Required work ▸ Reproduce nothing except the lines between the line with "Convert this diagram to TikZ code." and the line with "minimum height=18pt] (cl)", both ends included, and please leave out pictures.

Rows from a dataset
>>

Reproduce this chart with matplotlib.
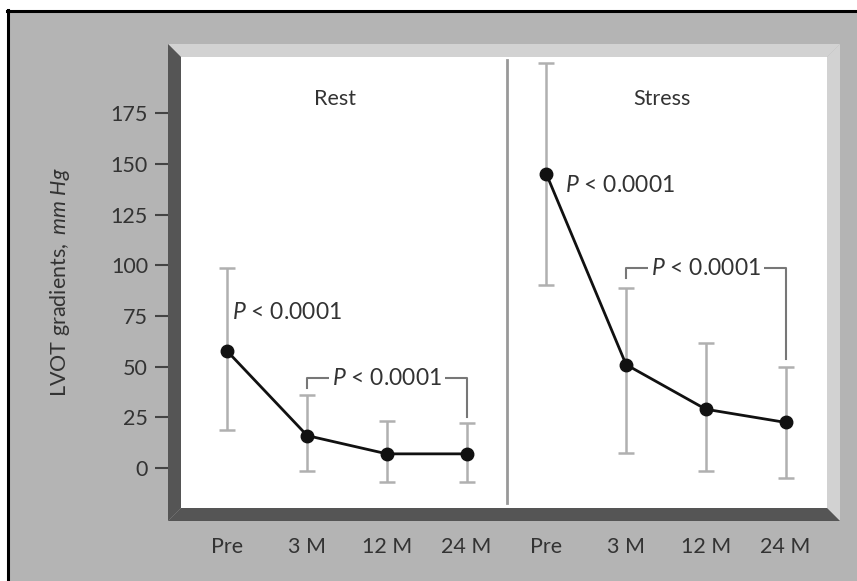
import matplotlib.pyplot as plt
from matplotlib.patches import Polygon, Rectangle
from matplotlib.lines import Line2D

plt.rcParams['font.family'] = ['Lato', 'DejaVu Sans']
plt.rcParams['mathtext.fontset'] = 'custom'
plt.rcParams['mathtext.rm'] = 'Lato'
plt.rcParams['mathtext.it'] = 'Lato:italic'

# data
groups = ['Rest', 'Stress']
timepoints = ['Pre', '3 M', '12 M', '24 M']
rest_mean = [57.5, 16, 7, 7]
rest_upper = [98.5, 36, 23, 22]
rest_lower = [19, -1.5, -7, -7]
stress_mean = [145, 51, 29, 22.5]
stress_upper = [199.5, 89, 61.5, 50]
stress_lower = [90.5, 7.5, -1.5, -5]
yticks = [0, 25, 50, 75, 100, 125, 150, 175]
p_label = r'$\mathit{P}$ < 0.0001'

W, H = 857, 581
TXT = '#333333'
ERR = '#b0b0b0'
FS = 15.5


def px(x, y):
    return (x / W, 1 - y / H)


fig = plt.figure(figsize=(W / 100, H / 100), dpi=100, facecolor='white')

# outer grey panel with black top/left border
fig.add_artist(Rectangle(px(7, H), (W - 7) / W, (H - 10) / H, transform=fig.transFigure,
                         facecolor='#b4b4b4', edgecolor='none', zorder=0))
fig.add_artist(Line2D([7 / W, 1], [1 - 11 / H] * 2, transform=fig.transFigure, color='black', lw=2.2))
fig.add_artist(Line2D([8 / W] * 2, [1 - 10 / H, 0], transform=fig.transFigure, color='black', lw=2.2))

# bevel frame around plot area
L, T, R, B = 181, 57, 827, 508
o = 13
frames = [
    ([(L - o, T - o), (R + o, T - o), (R, T), (L, T)], '#d2d2d2'),
    ([(R + o, T - o), (R + o, B + o), (R, B), (R, T)], '#d2d2d2'),
    ([(L - o, T - o), (L, T), (L, B), (L - o, B + o)], '#555555'),
    ([(L - o, B + o), (L, B), (R, B), (R + o, B + o)], '#555555'),
]
for pts, c in frames:
    fig.add_artist(Polygon([px(*p) for p in pts], closed=True, transform=fig.transFigure,
                           facecolor=c, edgecolor='none', zorder=1))

ax = fig.add_axes([L / W, 1 - B / H, (R - L) / W, (B - T) / H])
ax.set_facecolor('white')
ax.set_zorder(2)

x_rest = list(range(len(timepoints)))
x_stress = [i + len(timepoints) for i in x_rest]

for xs, m, up, lo in [(x_rest, rest_mean, rest_upper, rest_lower),
                      (x_stress, stress_mean, stress_upper, stress_lower)]:
    yerr = [[a - b for a, b in zip(m, lo)], [b - a for a, b in zip(m, up)]]
    ax.errorbar(xs, m, yerr=yerr, fmt='none', ecolor=ERR, elinewidth=1.8, capsize=5.8,
                capthick=1.8, zorder=2)
    ax.plot(xs, m, color='#111111', lw=2, marker='o', ms=9, zorder=3)

# divider between rest and stress
ax.plot([3.5, 3.5], [-17.3, 201], color='#999999', lw=2, zorder=1)

# panel titles
ax.text(1.35, 182, groups[0], ha='center', va='center', fontsize=FS, color=TXT)
ax.text(5.45, 182, groups[1], ha='center', va='center', fontsize=FS, color=TXT)

# P labels next to the Pre points
ax.text(0.06, 76.5, p_label, ha='left', va='center', fontsize=FS + 1, color=TXT)
ax.text(4.23, 139.5, p_label, ha='left', va='center', fontsize=FS + 1, color=TXT)

# brackets
brackets = [(1, 3, 44.4, 39.5, 25), (5, 7, 98.6, 93.7, 54)]
for x0, x1, top, l_end, r_end in brackets:
    ax.plot([x0, x0, x1, x1], [l_end, top, top, r_end], color='#777777', lw=1.5, zorder=2)
    ax.text((x0 + x1) / 2, top, p_label, ha='center', va='center', fontsize=FS + 1, color=TXT,
            bbox=dict(facecolor='white', edgecolor='none', pad=2), zorder=3)

ax.set_xlim(-0.583, 7.52)
ax.set_ylim(-19.7, 202.7)
ax.set_xticks(x_rest + x_stress)
ax.set_xticklabels(timepoints * 2)
ax.set_yticks(yticks)
for s in ax.spines.values():
    s.set_visible(False)
ax.spines['left'].set_position(('outward', 9.4))
ax.tick_params(axis='x', length=0, pad=21, labelsize=FS, labelcolor=TXT)
ax.tick_params(axis='y', length=9.4, width=1.5, color='#444444', pad=5, labelsize=FS,
               labelcolor=TXT)

fig.text(60 / W, 1 - 282 / H, r'$\mathrm{LVOT\ gradients,\ }\mathit{mm\ Hg}$', rotation=90,
         ha='center', va='center', fontsize=FS, color=TXT)

fig.savefig('out.png', dpi=100, facecolor='white')
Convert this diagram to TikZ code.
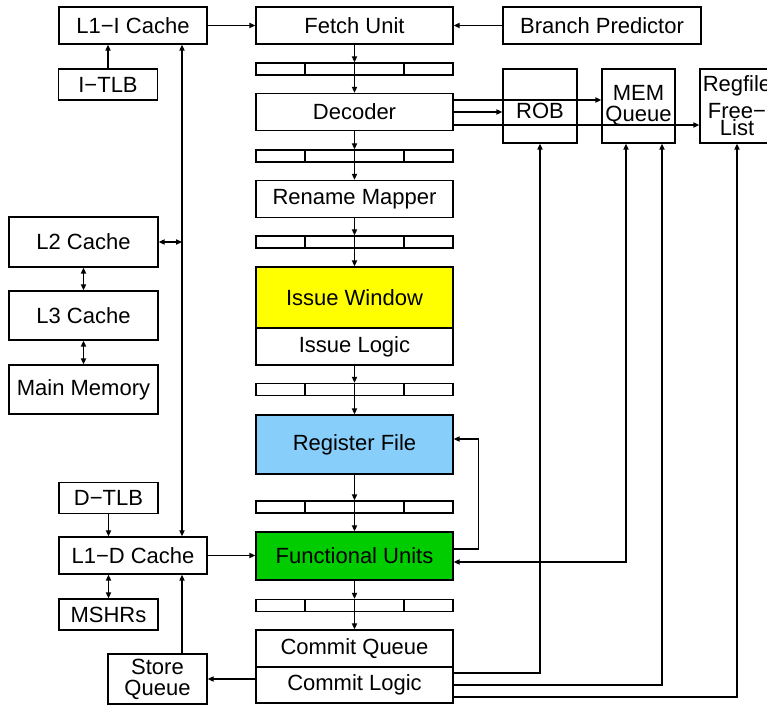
\documentclass[tikz,border=0pt]{standalone}
\usepackage{fontspec}
\setmainfont{Liberation Sans}
\usetikzlibrary{arrows.meta,positioning,calc}

\definecolor{iwyellow}{RGB}{255,255,0}
\definecolor{rfblue}{RGB}{135,206,250}
\definecolor{fugreen}{RGB}{0,204,0}

\tikzset{
	unit/.style={draw, inner sep=0pt, minimum width=98.5pt, minimum height=18.5pt,
		font=\fontsize{11}{10.5}\selectfont, align=center},
	cache/.style={unit, minimum width=74pt},
	small/.style={unit, minimum width=49.5pt, minimum height=15.5pt},
	side/.style={unit, minimum width=37pt, minimum height=37pt},
	latch/.style={draw, inner sep=0pt, minimum width=98.5pt, minimum height=6pt},
}

\begin{document}
\begin{tikzpicture}[x=0.5pt,y=-0.5pt,line width=0.7pt,>={Triangle[length=3pt,width=2.6pt]}]
\useasboundingbox (0,0) rectangle (767,705);

\node[unit] (fetch) at (354.5,25.5) {Fetch Unit};
\node[latch] (reg1) at (354.5,69) {};
\node[unit] (decoder) at (354.5,112) {Decoder};
\node[latch] (reg2) at (354.5,156) {};
\node[unit] (rename) at (354.5,199) {Rename Mapper};
\node[latch] (reg3) at (354.5,242) {};
\node[unit, fill=iwyellow, minimum height=30.5pt] (iwin) at (354.5,297.5) {Issue Window};
\node[unit] (ilogic) at (354.5,346.5) {Issue Logic};
\node[latch] (reg4) at (354.5,389.5) {};
\node[unit, fill=rfblue, minimum height=29.5pt] (regfile) at (354.5,444.5) {Register File};
\node[latch] (reg5) at (354.5,507) {};
\node[unit, fill=fugreen, minimum height=24pt] (fu) at (354.5,556) {Functional Units};
\node[latch] (reg6) at (354.5,605.5) {};
\node[unit] (cq) at (354.5,648.5) {Commit Queue};
\node[unit, minimum height=18pt] (cl) at (354.5,685) {Commit Logic};

\node[cache] (l1i) at (133,25.5) {L1−I Cache};
\node[small] (itlb) at (108,84.5) {I−TLB};
\node[cache, minimum width=74.5pt, minimum height=25pt] (l2) at (83.5,242) {L2 Cache};
\node[cache, minimum width=74.5pt, minimum height=24.5pt] (l3) at (83.5,315.5) {L3 Cache};
\node[cache, minimum width=74.5pt, minimum height=24.5pt] (mainmem) at (83.5,389.5) {Main Memory};
\node[small] (dtlb) at (108.5,498) {D−TLB};
\node[cache] (l1d) at (133,555.5) {L1−D Cache};
\node[small] (mshr) at (108.5,614.5) {MSHRs};
\node[small, minimum height=25pt] (stq) at (157.5,679) {Store\\Queue};

\node[unit, minimum width=99pt] (bpred) at (602,25.5) {Branch Predictor};
\node[side, text height=13pt] (rob) at (540,106) {ROB};
\node[side, minimum width=36.5pt] (memq) at (638.5,106) {MEM\\Queue};
\node[side] (freelist) at (737,106) {Regfile\\[3pt]Free−\\[-2pt]List};

% pipeline latches
\foreach \r in {reg1,reg2,reg3,reg4,reg5,reg6}
	\foreach \f in {0.25,0.75}
		\draw ($(\r.north west)!\f!(\r.north east)$) -- ($(\r.south west)!\f!(\r.south east)$);

\foreach \u/\r in {fetch/reg1,decoder/reg2,rename/reg3,ilogic/reg4,regfile/reg5,fu/reg6}
	\draw[->] (\u) -- (\r);
\foreach \r/\u in {reg1/decoder,reg2/rename,reg3/iwin,reg4/regfile,reg5/fu,reg6/cq}
	\draw[->] (\r.north) -- (\u.north);

% memory side
\coordinate (bus) at (182,0);
\draw[->] (l1i) -- (fetch);
\draw[->] (bpred) -- (fetch);
\draw[->] (itlb.north) -- (itlb.north |- l1i.south);
\draw[<->] (bus |- l1i.south) -- (bus |- l1d.north);
\draw[<->] (l2.east) -- (bus |- l2.east);
\draw[<->] (l2) -- (l3);
\draw[<->] (l3) -- (mainmem);
\draw[->] (dtlb.south) -- (dtlb.south |- l1d.north);
\draw[<->] (mshr.north |- l1d.south) -- (mshr.north);
\draw[->] (bus |- stq.north) -- (bus |- l1d.south);
\draw[->] (l1d.east) -- (l1d.east -| fu.west);
\draw[->] (cl.west |- stq.east) -- (stq.east);

% decoder to back end
\draw[->] ([yshift=6pt]decoder.east) coordinate (d1) -- (d1 -| memq.west);
\draw[->] (decoder.east) -- (decoder.east -| rob.west);
\draw[->] ([yshift=-6.5pt]decoder.east) coordinate (d3) -- (d3 -| freelist.west);

% feedback and commit
\coordinate (fuout) at ([yshift=3.5pt]fu.east);
\coordinate (rfin) at ([yshift=2.75pt]regfile.east);
\draw[->] (fuout) -- ++(25,0) |- (rfin);
\draw[->] ([yshift=6pt]cl.east) -| (rob.south);
\draw[<->] ([yshift=-3pt]fu.east) -| ([xshift=-6.25pt]memq.south);
\draw[->] (cl.east) -| ([xshift=11.75pt]memq.south);
\draw[->] ([yshift=-6pt]cl.east) -| (freelist.south);

\end{tikzpicture}
\end{document}
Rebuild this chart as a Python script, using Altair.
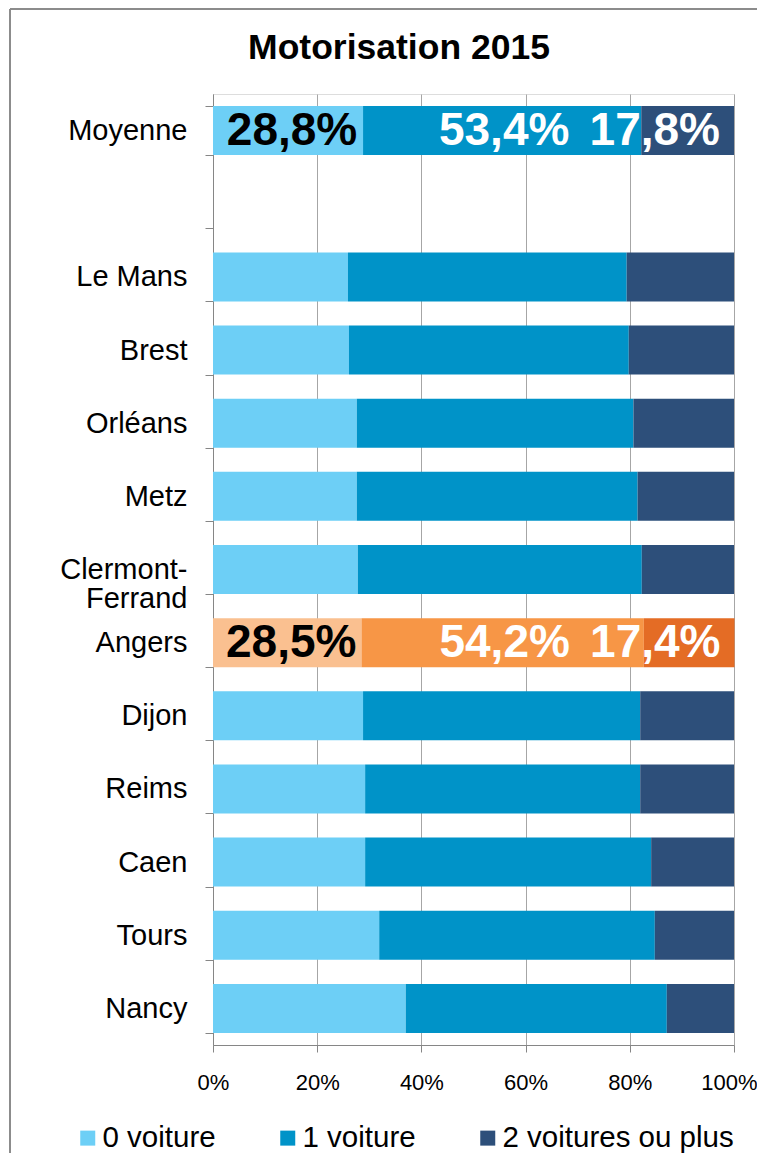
import altair as alt
import pandas as pd

# ---- data ----
categories = ["Moyenne", " ", "Le Mans", "Brest", "Orléans", "Metz",
              "Clermont-Ferrand", "Angers", "Dijon", "Reims", "Caen", "Tours", "Nancy"]
cities = ["Moyenne", "Le Mans", "Brest", "Orléans", "Metz", "Clermont-Ferrand",
          "Angers", "Dijon", "Reims", "Caen", "Tours", "Nancy"]
zero_car = [28.8, 25.9, 26.1, 27.6, 27.6, 27.8, 28.5, 28.8, 29.2, 29.2, 31.9, 37.0]
one_car = [53.4, 53.5, 53.7, 53.1, 53.9, 54.5, 54.2, 53.2, 52.8, 54.9, 52.9, 50.1]
two_cars = [17.8, 20.6, 20.2, 19.3, 18.5, 17.7, 17.4, 18.0, 18.0, 15.9, 15.2, 12.9]
series = ["0 voiture", "1 voiture", "2 voitures ou plus"]
blue = ["#6dcff6", "#0093c8", "#2d4f7a"]
orange = ["#fac090", "#f79646", "#e46c25"]
highlight = "Angers"
labelled = ["Moyenne", "Angers"]
x_ticks = [0, 20, 40, 60, 80, 100]
title_text = "Motorisation 2015"

FONT = "Liberation Sans"

rows = []
for i, c in enumerate(cities):
    vals = [zero_car[i], one_car[i], two_cars[i]]
    start = 0.0
    for s, v in zip(series, vals):
        end = start + v
        key = (highlight + " " + s) if c == highlight else s
        rows.append({"city": c, "serie": s, "key": key, "value": v,
                     "start": start, "end": end, "mid": (start + end) / 2,
                     "txt": f"{v:.1f}".replace(".", ",") + "%"})
        start = end
df = pd.DataFrame(rows)

color_domain = series + [highlight + " " + s for s in series]
color_range = blue + orange

y_enc = alt.Y("city:N",
              scale=alt.Scale(domain=categories, paddingInner=0.33, paddingOuter=0.165),
              axis=alt.Axis(title=None, tickBand="extent", domainColor="#868686",
                            tickColor="#868686", tickSize=8, labelFontSize=29,
                            labelColor="#000000", labelPadding=18, labelLineHeight=29,
                            labelFont=FONT, labelLimit=300,
                            labelExpr="datum.label == 'Clermont-Ferrand' ? ['Clermont-', 'Ferrand'] : datum.label"))

x_scale = alt.Scale(domain=[0, 100], nice=False)

bars = alt.Chart(df).mark_bar().encode(
    y=y_enc,
    x=alt.X("start:Q", scale=x_scale,
            axis=alt.Axis(title=None, values=x_ticks, labelExpr="datum.value + '%'",
                          grid=True, gridColor="#a6a6a6", domainColor="#868686",
                          tickColor="#868686", tickSize=7, labelFontSize=22,
                          labelColor="#000000", labelPadding=20, labelFont=FONT,
                          labelFlush=False, labelOverlap=False,
                          labelOffset={"condition": {"test": "datum.value == 100", "value": -5},
                                       "value": 0})),
    x2="end:Q",
    color=alt.Color("key:N",
                    scale=alt.Scale(domain=color_domain, range=color_range),
                    legend=alt.Legend(title=None, values=series, orient="none",
                                      direction="horizontal", legendX=-140, legendY=1029,
                                      symbolType="square", symbolSize=225,
                                      symbolStrokeWidth=0, labelFontSize=29.5,
                                      labelFont=FONT, labelColor="#000000",
                                      labelOffset=0, columnPadding=57, padding=0,
                                      labelLimit=400)),
)

lab = df[df["city"].isin(labelled)]

text_common = dict(fontSize=46, fontWeight="bold", font=FONT, baseline="middle")

t0 = alt.Chart(lab[lab["serie"] == series[0]]).mark_text(
    align="center", dx=4, color="#000000", **text_common
).encode(y=alt.Y("city:N"), x=alt.X("mid:Q"), text="txt:N")

t1 = alt.Chart(lab[lab["serie"] == series[1]]).mark_text(
    align="center", dx=2, color="#ffffff", **text_common
).encode(y=alt.Y("city:N"), x=alt.X("mid:Q"), text="txt:N")

t2 = alt.Chart(lab[lab["serie"] == series[2]]).mark_text(
    align="right", dx=-14, color="#ffffff", **text_common
).encode(y=alt.Y("city:N"), x=alt.X("end:Q"), text="txt:N")

one = alt.Data(values=[{"t": title_text}])
title = alt.Chart(one).mark_text(
    fontSize=35.5, fontWeight="bold", font=FONT, color="#000000",
    align="center", baseline="alphabetic"
).encode(x=alt.value(186), y=alt.value(-35), text="t:N")

frame_top = alt.Chart(one).mark_rule(color="#8c8c8c", strokeWidth=2).encode(
    x=alt.value(-203), x2=alt.value(560), y=alt.value(-85))
frame_left = alt.Chart(one).mark_rule(color="#8c8c8c", strokeWidth=2).encode(
    x=alt.value(-203), y=alt.value(-85), y2=alt.value(1090))

chart = alt.layer(bars, t0, t1, t2, title, frame_top, frame_left).properties(
    width=521, height=951,
    autosize=alt.AutoSizeParams(type="none"),
    padding={"left": 205, "top": 86, "right": 23, "bottom": 108},
).configure_view(stroke=None).configure(background="#ffffff")

chart.save("out.html", embed_options={"renderer": "svg", "actions": False})
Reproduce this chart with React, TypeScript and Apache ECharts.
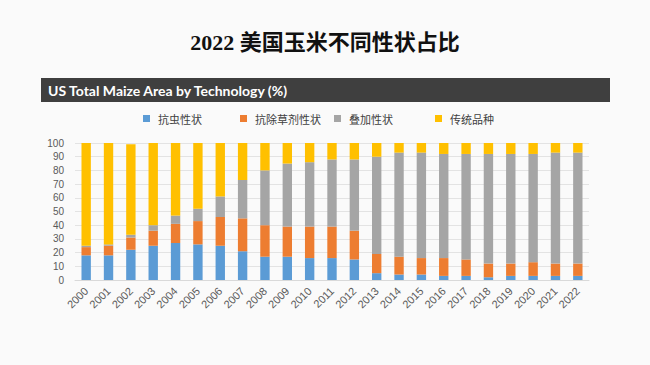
import React, { useEffect, useRef } from "react";
import * as echarts from "echarts";

const years = ["2000","2001","2002","2003","2004","2005","2006","2007","2008","2009","2010","2011","2012","2013","2014","2015","2016","2017","2018","2019","2020","2021","2022"];
const seriesNames = ["抗虫性状", "抗除草剂性状", "叠加性状", "传统品种"];
const insectResistant = [18, 18, 22, 25, 27, 26, 25, 21, 17, 17, 16, 16, 15, 5, 4, 4, 3, 3, 2, 3, 3, 3, 3];
const herbicideTolerant = [6, 7, 9, 11, 14, 17, 21, 24, 23, 22, 23, 23, 21, 14, 13, 12, 13, 12, 10, 9, 10, 9, 9];
const stacked = [1, 1, 2, 4, 6, 9, 15, 28, 40, 46, 47, 49, 52, 71, 76, 77, 76, 77, 80, 80, 79, 81, 81];
const conventional = [75, 74, 66, 60, 53, 48, 39, 27, 20, 15, 14, 12, 12, 10, 7, 7, 8, 8, 8, 8, 8, 7, 7];
const yTicks = [0, 10, 20, 30, 40, 50, 60, 70, 80, 90, 100];

const colors = ["#5B9BD5", "#ED7D31", "#A5A5A5", "#FFC000"];
const legendLefts = [143, 240, 334, 435];
const cjk = "'Noto Sans CJK SC', sans-serif";

export default function App() {
  const ref = useRef<HTMLDivElement>(null);
  useEffect(() => {
    if (!ref.current) return;
    const chart = echarts.init(ref.current, null, { renderer: "svg" });
    const values = [insectResistant, herbicideTolerant, stacked, conventional];
    chart.setOption({
      animation: false,
      backgroundColor: "#fafafa",
      color: colors,
      graphic: [
        {
          type: "text",
          x: 325,
          y: 42,
          style: {
            text: "2022 美国玉米不同性状占比",
            fontSize: 22,
            fontWeight: "bold",
            fontFamily: "'Liberation Serif', 'Noto Sans CJK SC', serif",
            fill: "#111111",
            align: "center",
            verticalAlign: "middle",
          },
        },
        {
          type: "rect",
          shape: { x: 41, y: 78, width: 569, height: 24 },
          style: { fill: "#3f3f3f" },
        },
        {
          type: "text",
          x: 48,
          y: 90,
          style: {
            text: "US Total Maize Area by Technology (%)",
            fontSize: 14,
            fontWeight: "bold",
            fontFamily: "Lato, sans-serif",
            fill: "#ffffff",
            verticalAlign: "middle",
          },
        },
      ],
      legend: seriesNames.map((n, i) => ({
        data: [n],
        left: legendLefts[i],
        top: 113,
        padding: 0,
        itemWidth: 7,
        itemHeight: 7,
        icon: "rect",
        selectedMode: false,
        textStyle: { fontSize: 11, color: "#404040", fontFamily: cjk, padding: [0, 0, 0, 3] },
      })),
      grid: { left: 75, right: 61, top: 143, bottom: 85, containLabel: false },
      xAxis: {
        type: "category",
        data: years,
        axisTick: { show: false },
        axisLine: { lineStyle: { color: "#d9d9d9" } },
        axisLabel: { rotate: 45, fontSize: 11, color: "#595959", margin: 9, interval: 0, fontFamily: "'Liberation Sans', sans-serif" },
      },
      yAxis: {
        type: "value",
        min: yTicks[0],
        max: yTicks[yTicks.length - 1],
        interval: 10,
        axisLabel: { fontSize: 10, color: "#595959", margin: 11, fontFamily: "'Liberation Sans', sans-serif" },
        splitLine: { lineStyle: { color: "#e3e3e3" } },
        axisLine: { show: false },
        axisTick: { show: false },
      },
      series: seriesNames.map((n, i) => ({
        name: n,
        type: "bar",
        stack: "total",
        barWidth: "42%",
        data: values[i],
        itemStyle: { color: colors[i] },
      })),
    });
    return () => chart.dispose();
  }, []);
  return (
    <div
      ref={ref}
      style={{ position: "fixed", left: 0, top: 0, width: 650, height: 365 }}
    />
  );
}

<<

Output ▸
Convert this diagram to TikZ code.
\documentclass[tikz,border=0pt]{standalone}
\usepackage{fontspec}
\setmainfont{Liberation Sans}
\usetikzlibrary{arrows.meta,positioning,calc}

\definecolor{iwyellow}{RGB}{255,255,0}
\definecolor{rfblue}{RGB}{135,206,250}
\definecolor{fugreen}{RGB}{0,204,0}

\tikzset{
	unit/.style={draw, inner sep=0pt, minimum width=98.5pt, minimum height=18.5pt,
		font=\fontsize{11}{10.5}\selectfont, align=center},
	cache/.style={unit, minimum width=74pt},
	small/.style={unit, minimum width=49.5pt, minimum height=15.5pt},
	side/.style={unit, minimum width=37pt, minimum height=37pt},
	latch/.style={draw, inner sep=0pt, minimum width=98.5pt, minimum height=6pt},
}

\begin{document}
\begin{tikzpicture}[x=0.5pt,y=-0.5pt,line width=0.7pt,>={Triangle[length=3pt,width=2.6pt]}]
\useasboundingbox (0,0) rectangle (767,705);

\node[unit] (fetch) at (354.5,25.5) {Fetch Unit};
\node[latch] (reg1) at (354.5,69) {};
\node[unit] (decoder) at (354.5,112) {Decoder};
\node[latch] (reg2) at (354.5,156) {};
\node[unit] (rename) at (354.5,199) {Rename Mapper};
\node[latch] (reg3) at (354.5,242) {};
\node[unit, fill=iwyellow, minimum height=30.5pt] (iwin) at (354.5,297.5) {Issue Window};
\node[unit] (ilogic) at (354.5,346.5) {Issue Logic};
\node[latch] (reg4) at (354.5,389.5) {};
\node[unit, fill=rfblue, minimum height=29.5pt] (regfile) at (354.5,444.5) {Register File};
\node[latch] (reg5) at (354.5,507) {};
\node[unit, fill=fugreen, minimum height=24pt] (fu) at (354.5,556) {Functional Units};
\node[latch] (reg6) at (354.5,605.5) {};
\node[unit] (cq) at (354.5,648.5) {Commit Queue};
\node[unit, minimum height=18pt] (cl) at (354.5,685) {Commit Logic};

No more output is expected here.